Do you have to be a country-club member to buy a home in Lake Sherwood?
No. Owning a home in Lake Sherwood — even one on the golf course — does not automatically include Sherwood Country Club membership, and you are not required to join the club to buy. The club is a separate, private organization. If membership matters to you, treat it as its own process and confirm current availability, categories, and costs directly with the club, since it does not broadly publish pricing.
How much do homes in Lake Sherwood cost?
Lake Sherwood is a multi-million-dollar, custom-estate market with a very wide range. Recent reporting has shown median sale prices in the low-to-mid seven figures, with listings spanning from roughly the seven-figure entry point to well past eight million dollars, and premier lakefront estates reaching considerably higher. Because this is a thin, high-variance market, treat any single figure as a starting point and verify current comparable sales for a specific property.

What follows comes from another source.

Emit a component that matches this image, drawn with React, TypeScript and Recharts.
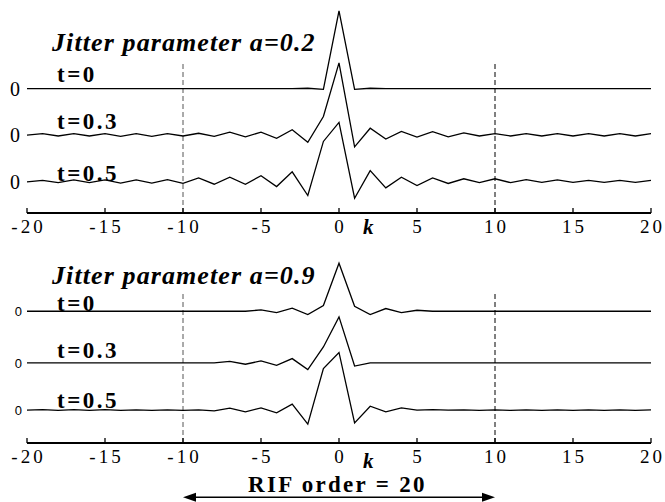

Can the public use Lake Sherwood?
No. The lake is privately owned and is not open to the general public. Boating, sailing, kayaking, and similar activities are tied to the community and a lake-club structure rather than being open to outside visitors. What lake access a particular home conveys is property-specific and should be verified.
What school district serves Lake Sherwood?
Lake Sherwood is served by the Conejo Valley Unified School District (CVUSD). Because attendance areas are assigned by address and can change, you should confirm the specific assigned schools for any exact address directly with the district and review performance data on the California School Dashboard. Many buyers here also consider private schools in the broader area.
Why are so many Lake Sherwood homes sold off-market?
Privacy. Owners of high-value estates often prefer pocket or 'quiet' listings to limit public exposure and foot traffic, so a meaningful share of activity never appears, or appears only briefly, on public portals. That is why working with an agent connected to the local luxury network matters — the right home may not be findable through a standard online search.